What the market isn’t pricing is the likelihood that this incident will trigger a coordinated G7 response to mandate transaction screening at the protocol layer—not just at exchanges. Imagine a world where every Ethereum transaction must pass through a compliance oracle that checks addresses against global sanctions lists. That would kill the very permissionless innovation that made crypto valuable. The IRGC, by deploying this system, is inadvertently handing regulators the smoking gun they need to justify draconian measures.

Takeaway: The Narrative Shifts

The Strait of Hormuz toll isn’t a tail risk anymore—it’s a live experiment. The question isn’t whether the system works (it likely does, in a limited fashion). The real question is whether the global financial system can adapt fast enough to isolate such threats without suffocating the promise of programmable money. We’re entering a phase where geopolitical actors use crypto as a weapon. The next time you read about a ‘privacy upgrade’ to a blockchain, ask yourself: who benefits most? For now, the answer is unsettling.

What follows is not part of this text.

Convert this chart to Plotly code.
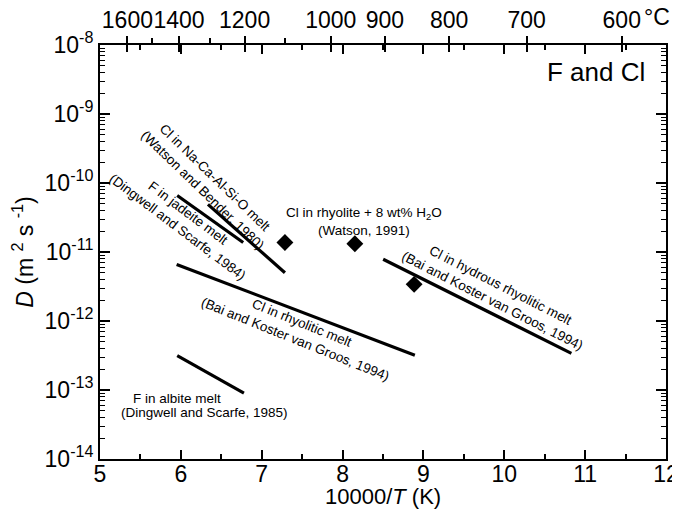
import plotly.graph_objects as go

# ---- data ----
wb_x = [6.335, 7.287]
wb_D = [4.9e-11, 5.0e-12]          # Cl in Na-Ca-Al-Si-O melt (Watson & Bender 1980)
jad_x = [5.955, 6.771]
jad_D = [6.6e-11, 1.37e-11]        # F in jadeite melt (Dingwell & Scarfe 1984)
rhy_x = [5.948, 8.894]
rhy_D = [6.6e-12, 3.2e-13]         # Cl in rhyolitic melt (Bai & Koster van Groos 1994)
hyd_x = [8.502, 10.83]
hyd_D = [7.85e-12, 3.4e-13]        # Cl in hydrous rhyolitic melt
alb_x = [5.955, 6.780]
alb_D = [3.15e-13, 9.0e-14]        # F in albite melt (Dingwell & Scarfe 1985)
# diamonds: Cl in rhyolite + 8 wt% H2O (Watson 1991)
pts_x = [7.287, 8.152, 8.885]
pts_D = [1.37e-11, 1.32e-11, 3.4e-12]

# axes
x_range = [5, 12]
x_ticks = [5, 6, 7, 8, 9, 10, 11, 12]
y_exponents = [-14, -13, -12, -11, -10, -9, -8]
top_major_C = [1600, 1400, 1200, 1000, 900, 800, 700, 600]
top_minor_C = [1500, 1300, 1100]

FONT = "Liberation Sans, Arial, Helvetica, sans-serif"


def c_to_x(c):
    return 10000.0 / (c + 273.15)


fig = go.Figure()
LW = 3.2
for xs, ds in [(wb_x, wb_D), (jad_x, jad_D), (rhy_x, rhy_D), (hyd_x, hyd_D), (alb_x, alb_D)]:
    fig.add_trace(go.Scatter(x=xs, y=ds, mode="lines",
                             line=dict(color="black", width=LW),
                             showlegend=False, hoverinfo="skip"))
fig.add_trace(go.Scatter(x=pts_x, y=pts_D, mode="markers",
                         marker=dict(symbol="diamond", size=13, color="black"),
                         showlegend=False, hoverinfo="skip"))
for ax in ["x2", "x3"]:
    fig.add_trace(go.Scatter(x=x_range, y=[1e-14, 1e-14], xaxis=ax, yaxis="y",
                             mode="none", showlegend=False, hoverinfo="skip"))

tickfont = dict(family=FONT, size=23, color="black")

# the page body adds an 8 px offset, so margins are shifted to compensate
fig.update_layout(
    width=680, height=510,
    margin=dict(l=92, r=22, t=37, b=59, autoexpand=False),
    paper_bgcolor="white", plot_bgcolor="white",
    font=dict(family=FONT, color="black"),
    xaxis=dict(range=x_range, tickvals=x_ticks, ticktext=[str(v) for v in x_ticks],
               ticks="inside", ticklen=9, tickwidth=1.5, tickcolor="black",
               showline=True, linewidth=2, linecolor="black", mirror="ticks",
               showgrid=False, zeroline=False, tickfont=tickfont, tickangle=0,
               automargin=False, ticklabelstandoff=-7,
               minor=dict(dtick=0.5, tick0=5, ticks="inside", ticklen=5, tickwidth=1.5,
                          tickcolor="black", showgrid=False)),
    xaxis2=dict(range=x_range, overlaying="x", side="top", anchor="y",
                tickvals=[c_to_x(c) for c in top_major_C],
                ticktext=[str(c) for c in top_major_C],
                ticks="outside", ticklen=8, tickwidth=2, tickcolor="black",
                showline=False, showgrid=False, zeroline=False, tickfont=tickfont,
                tickangle=0, automargin=False, ticklabelstandoff=-1,
                minor=dict(tickvals=[c_to_x(c) for c in top_minor_C], ticks="outside",
                           ticklen=6, tickwidth=1.5, tickcolor="black", showgrid=False)),
    xaxis3=dict(range=x_range, overlaying="x", side="top", anchor="y",
                tickvals=[c_to_x(c) for c in top_major_C],
                ticktext=["" for c in top_major_C],
                ticks="inside", ticklen=7, tickwidth=2, tickcolor="black",
                showline=False, showgrid=False, zeroline=False, showticklabels=False,
                automargin=False),
    yaxis=dict(type="log", range=[-14, -8],
               tickvals=[10.0 ** e for e in y_exponents],
               ticktext=["10<sup>%d</sup>" % e for e in y_exponents],
               ticks="inside", ticklen=10, tickwidth=2, tickcolor="black",
               showline=True, linewidth=2, linecolor="black", mirror="ticks",
               showgrid=False, zeroline=False, tickfont=tickfont, automargin=False,
               minor=dict(dtick="D1", ticks="inside", ticklen=5, tickwidth=1.2,
                          tickcolor="black", showgrid=False),
               title=dict(text="<i>D</i> (m <sup>2</sup> s <sup>-1</sup>)",
                          font=dict(family=FONT, size=23), standoff=9)),
)

# x-axis title as an annotation so it sits fully inside the page
fig.add_annotation(text="10000/<i>T</i> (K)", x=0.5, y=-0.09, xref="paper", yref="paper",
                   xanchor="center", yanchor="middle", showarrow=False,
                   font=dict(family=FONT, size=22, color="black"))

afont = dict(family=FONT, size=13.5, color="black")
annots = [
    ("Cl in Na-Ca-Al-Si-O melt<br>(Watson and Bender, 1980)", 6.347, -10.023, 44),
    ("F in jadeite melt<br>(Dingwell and Scarfe, 1984)", 6.026, -10.547, 37),
    ("Cl in rhyolite + 8 wt% H<sub>2</sub>O<br>(Watson, 1991)", 8.263, -10.562, 0),
    ("Cl in rhyolitic melt<br>(Bai and Koster van Groos, 1994)", 7.46, -12.148, 22),
    ("Cl in hydrous rhyolitic melt<br>(Bai and Koster van Groos, 1994)", 9.907, -11.595, 27),
    ("F in albite melt", 5.952, -13.124, 0),
    ("(Dingwell and Scarfe, 1985)", 6.298, -13.327, 0),
]
for txt, ax_, ay_, ang in annots:
    fig.add_annotation(text=txt, x=ax_, y=ay_, xref="x", yref="y", showarrow=False,
                       textangle=ang, font=afont, align="center")

fig.add_annotation(text="F and Cl", x=11.131, y=-8.393, xref="x", yref="y", showarrow=False,
                   font=dict(family=FONT, size=26, color="black"))
fig.add_annotation(text="°C", x=0.958, y=1.068, xref="paper", yref="paper",
                   xanchor="left", yanchor="middle", showarrow=False, font=tickfont)

fig.write_html("out.html")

Over the next six months, I expect to see a surge in government contracts for blockchain surveillance tools, a crackdown on privacy protocols, and the rise of ‘compliant DeFi’ that requires KYC even at the smart contract level. That may be the only way to preserve the integrity of the ecosystem. As I wrote after the 2022 collapse: trust in code is necessary, but trust in humans who control the code is essential. Here, the humans are the IRGC, and their code doesn’t lie—it extorts.

This article is based on my direct participation in auditing blockchain-based payment systems and my analysis of on-chain patterns related to sanctioned entities. The views are my own, drawn from 20 years of watching code intersect with power. Beware of anyone who tells you this is just another privacy tool. It’s not. It’s a weapon.